Giro was completed as far back as 1981, 
          put aside after a couple of performances and rewritten in 1997. The 
          rewriting cannot completely conceal the nature of the earlier material 
          and, as a result, the sound world of the piece is harsher and more stringent 
          than Salonen’s more recent music. Nevertheless Giro is 
          a quite impressive piece on its own right that needs – and vastly repays 
          – repeated hearings. 
        
Mania, completed in 2001, is another 
          example of Salonen’s beautifully crafted music. This is a real tour 
          de force in instrumental velocity, though the composer allows the 
          cello to be its own self and indulge in long lyrical lines. The whole 
          leaves a clear impression of supreme mastery. 
        
Gambit (1998) was written as a birthday 
          present to the composer’s friend and colleague Magnus Lindberg. It is 
          a short, overtly celebratory piece, brilliantly scored and deftly written 
          throughout.

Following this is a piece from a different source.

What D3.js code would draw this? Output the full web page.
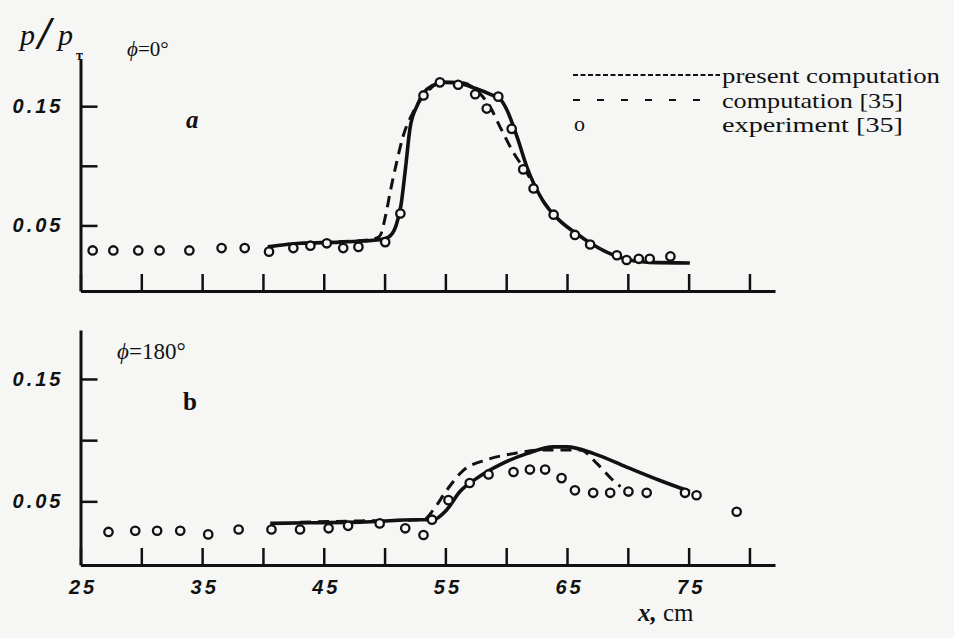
<!DOCTYPE html>
<html>
<head>
<meta charset="utf-8">
<script src="https://cdn.jsdelivr.net/npm/d3@7"></script>
<style>
  html, body { margin: 0; padding: 0; background: #f6f6f4; }
  svg { display: block; }
  .num { font-family: "Liberation Sans", sans-serif; font-style: italic; font-weight: bold; font-size: 20px; letter-spacing: 3px; fill: #111; }
  .serif { font-family: "Liberation Serif", serif; fill: #111; }
</style>
</head>
<body>
<div id="chart"></div>
<script>

// x positions of the ticks (cm) and which ones get a label
var xTicks = [25, 30, 35, 40, 45, 50, 55, 60, 65, 70, 75, 80];
var xTickLabels = [25, 35, 45, 55, 65, 75];
var yTicks = [0.05, 0.10, 0.15];
var yTickLabels = [0.05, 0.15];

// panel a, phi = 0 deg : [x cm, p/pT]
var expA = [[26.0, 0.029], [27.7, 0.029], [29.75, 0.029], [31.5, 0.029], [33.95, 0.029],
   [36.6, 0.031], [38.5, 0.031], [40.5, 0.028], [42.5, 0.031], [43.9, 0.033], [45.25, 0.035],
   [46.6, 0.031], [47.85, 0.032], [50.05, 0.036], [51.3, 0.060], [53.2, 0.159], [54.55, 0.170],
   [56.05, 0.168], [57.45, 0.160], [58.4, 0.148], [59.35, 0.158], [60.45, 0.131], [61.4, 0.097],
   [62.25, 0.081], [63.9, 0.059], [65.65, 0.042], [66.9, 0.034], [69.1, 0.025], [69.9, 0.021],
   [70.9, 0.022], [71.8, 0.022], [73.5, 0.024]];
var solidA = [[40.4, 0.032], [43.05, 0.035], [46.3, 0.036], [49.6, 0.038], [50.3, 0.040],
   [50.95, 0.050], [51.35, 0.067], [51.7, 0.096], [52.1, 0.132], [52.7, 0.151], [53.2, 0.161],
   [53.9, 0.167], [55.0, 0.170], [56.2, 0.169], [57.45, 0.165], [58.9, 0.159], [59.5, 0.156],
   [60.05, 0.147], [60.9, 0.124], [61.7, 0.099], [63.0, 0.071], [64.4, 0.054], [65.8, 0.043],
   [67.1, 0.034], [69.4, 0.023], [71.8, 0.019], [75.1, 0.0185]];
var dashA = [[41.8, 0.034], [45.5, 0.036], [48.8, 0.038], [49.6, 0.041], [50.1, 0.059],
   [50.5, 0.080], [50.95, 0.101], [51.5, 0.124], [52.3, 0.144], [53.5, 0.162], [54.6, 0.170],
   [56.2, 0.170], [57.7, 0.162], [58.7, 0.149], [59.5, 0.1325], [60.6, 0.111], [61.7, 0.094],
   [63.0, 0.071], [64.4, 0.054]];

// panel b, phi = 180 deg
var expB = [[27.3, 0.025], [29.5, 0.026], [31.3, 0.026], [33.2, 0.026], [35.5, 0.023],
   [38.0, 0.027], [40.7, 0.027], [43.05, 0.027], [45.4, 0.028], [47.0, 0.030], [49.6, 0.032],
   [51.7, 0.028], [53.2, 0.0225], [53.9, 0.035], [55.25, 0.051], [57.0, 0.065], [58.55, 0.072],
   [60.6, 0.074], [61.95, 0.076], [63.2, 0.076], [64.55, 0.069], [65.65, 0.059], [67.15, 0.057],
   [68.55, 0.057], [70.05, 0.058], [71.55, 0.057], [74.7, 0.057], [75.65, 0.055], [78.95, 0.0415]];
var solidB = [[40.6, 0.032], [43.9, 0.0325], [48.0, 0.033], [52.65, 0.035], [54.0, 0.035],
   [55.1, 0.043], [56.2, 0.058], [57.6, 0.069], [59.5, 0.080], [61.7, 0.089], [63.9, 0.0945],
   [65.0, 0.0945], [67.2, 0.089], [69.9, 0.078], [72.65, 0.067], [75.1, 0.058]];
var dashB = [[43.05, 0.033], [48.0, 0.034], [53.2, 0.035], [54.0, 0.043], [55.1, 0.059],
   [56.5, 0.0755], [58.4, 0.084], [60.6, 0.089], [63.05, 0.092], [66.1, 0.092], [67.45, 0.081],
   [68.8, 0.067], [69.4, 0.062]];

var legendItems = ["present computation", "computation [35]", "experiment [35]"];

function drawChart() {

   var width = 954;
   var height = 638;
   var ink = "#111";

   var svg = d3.select("#chart")
      .append("svg")
      .attr("width", width)
      .attr("height", height);

   svg.append("rect")
      .attr("width", width)
      .attr("height", height)
      .attr("fill", "#f6f6f4");

   var x = d3.scaleLinear().domain([25, 82.1]).range([80.5, 775]);

   var panels = [
      {exp: expA, solid: solidA, dash: dashA, last: false,
       y: d3.scaleLinear().domain([-0.005, 0.19]).range([291, 58.5])},
      {exp: expB, solid: solidB, dash: dashB, last: true,
       y: d3.scaleLinear().domain([-0.002, 0.19]).range([565, 330])}
   ];

   panels.forEach(function(p) {
      var g = svg.append("g");
      var y = p.y;

      var xAxis = d3.axisBottom(x)
         .tickValues(xTicks)
         .tickSizeInner(-17)
         .tickSizeOuter(0)
         .tickPadding(15)
         .tickFormat(function(d) {
            return p.last && xTickLabels.indexOf(d) >= 0 ? d : "";
         });

      var yAxis = d3.axisLeft(y)
         .tickValues(yTicks)
         .tickSizeInner(-17)
         .tickSizeOuter(0)
         .tickPadding(17)
         .tickFormat(function(d) {
            return yTickLabels.indexOf(d) >= 0 ? d3.format(".2f")(d) : "";
         });

      var gx = g.append("g")
         .attr("transform", "translate(0," + y.range()[0] + ")")
         .call(xAxis);
      var gy = g.append("g")
         .attr("transform", "translate(" + x(25) + ",0)")
         .call(yAxis);

      [gx, gy].forEach(function(a) {
         a.select(".domain").attr("stroke", ink).attr("stroke-width", 3);
         a.selectAll(".tick line").attr("stroke", ink).attr("stroke-width", 2.5);
         a.selectAll(".tick text")
            .attr("class", "num")
            .attr("fill", ink)
            .attr("font-family", null)
            .attr("font-size", null);
      });
      gx.selectAll(".tick text").attr("dx", "0.1em");

      var line = d3.line()
         .x(function(d) {return x(d[0])})
         .y(function(d) {return y(d[1])})
         .curve(d3.curveMonotoneX);

      g.append("path")
         .datum(p.dash)
         .attr("d", line)
         .attr("fill", "none")
         .attr("stroke", ink)
         .attr("stroke-width", 3)
         .attr("stroke-dasharray", "11,7");

      g.append("path")
         .datum(p.solid)
         .attr("d", line)
         .attr("fill", "none")
         .attr("stroke", ink)
         .attr("stroke-width", 3.6)
         .attr("stroke-linejoin", "round");

      g.selectAll(".exp")
         .data(p.exp)
         .enter().append("circle")
         .attr("class", "exp")
         .attr("cx", function(d) {return x(d[0])})
         .attr("cy", function(d) {return y(d[1])})
         .attr("r", 4.2)
         .attr("fill", "#f6f6f4")
         .attr("stroke", ink)
         .attr("stroke-width", 2.3);
   });

   // y label p/p_T
   var yl = svg.append("g").attr("class", "serif");
   yl.append("text").attr("x", 20).attr("y", 45)
      .attr("font-size", 30).attr("font-style", "italic").text("p");
   yl.append("text").attr("x", 38).attr("y", 49)
      .attr("font-size", 46).attr("font-style", "italic").attr("font-weight", "bold").text("/");
   yl.append("text").attr("x", 58).attr("y", 45)
      .attr("font-size", 30).attr("font-style", "italic").text("p");
   yl.append("text").attr("x", 76).attr("y", 60)
      .attr("font-size", 14).attr("font-weight", "bold").text("т");

   // panel annotations
   svg.append("text").attr("class", "serif").attr("x", 127).attr("y", 56)
      .attr("font-size", 21)
      .html('<tspan font-style="italic">ϕ</tspan>=0°');
   svg.append("text").attr("class", "serif").attr("x", 186).attr("y", 128)
      .attr("font-size", 25).attr("font-style", "italic").attr("font-weight", "bold").text("a");
   svg.append("text").attr("class", "serif").attr("x", 117).attr("y", 359)
      .attr("font-size", 23)
      .html('<tspan font-style="italic">ϕ</tspan>=180°');
   svg.append("text").attr("class", "serif").attr("x", 183).attr("y", 410)
      .attr("font-size", 25).attr("font-weight", "bold").text("b");

   // x axis title
   svg.append("text").attr("class", "serif").attr("x", 638).attr("y", 621)
      .attr("font-size", 25)
      .html('<tspan font-style="italic" font-weight="bold">x,</tspan> cm');

   // legend
   var leg = svg.append("g").attr("class", "serif");
   leg.append("line")
      .attr("x1", 573).attr("x2", 720).attr("y1", 75).attr("y2", 75)
      .attr("stroke", ink).attr("stroke-width", 1.8).attr("stroke-dasharray", "5,2.5");
   leg.append("line")
      .attr("x1", 573).attr("x2", 700).attr("y1", 100).attr("y2", 100)
      .attr("stroke", ink).attr("stroke-width", 2).attr("stroke-dasharray", "7,17");
   leg.append("text").attr("x", 574).attr("y", 131).attr("font-size", 22).text("o");
   leg.selectAll(".lt")
      .data(legendItems)
      .enter().append("text")
      .attr("class", "lt")
      .attr("x", 722)
      .attr("y", function(d, i) {return 83 + i * 24.5})
      .attr("font-size", 22)
      .attr("textLength", function(d, i) {return i === 0 ? 218 : 181})
      .attr("lengthAdjust", "spacingAndGlyphs")
      .text(function(d) {return d});
}

drawChart();
</script>
</body>
</html>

It may be slightly more superficial than the other pieces 
          recorded here but it provides for a joyfully uplifting conclusion to 
          this most welcome release that offers a fine survey of Salonen’s recent 
          achievement as a composer. 
        
 
        
Everyone here sings and plays with assurance, commitment, 
          dedication and obvious enjoyment. Warmly recommended for Salonen is 
          a fine composer of whom we may hope to hear more soon.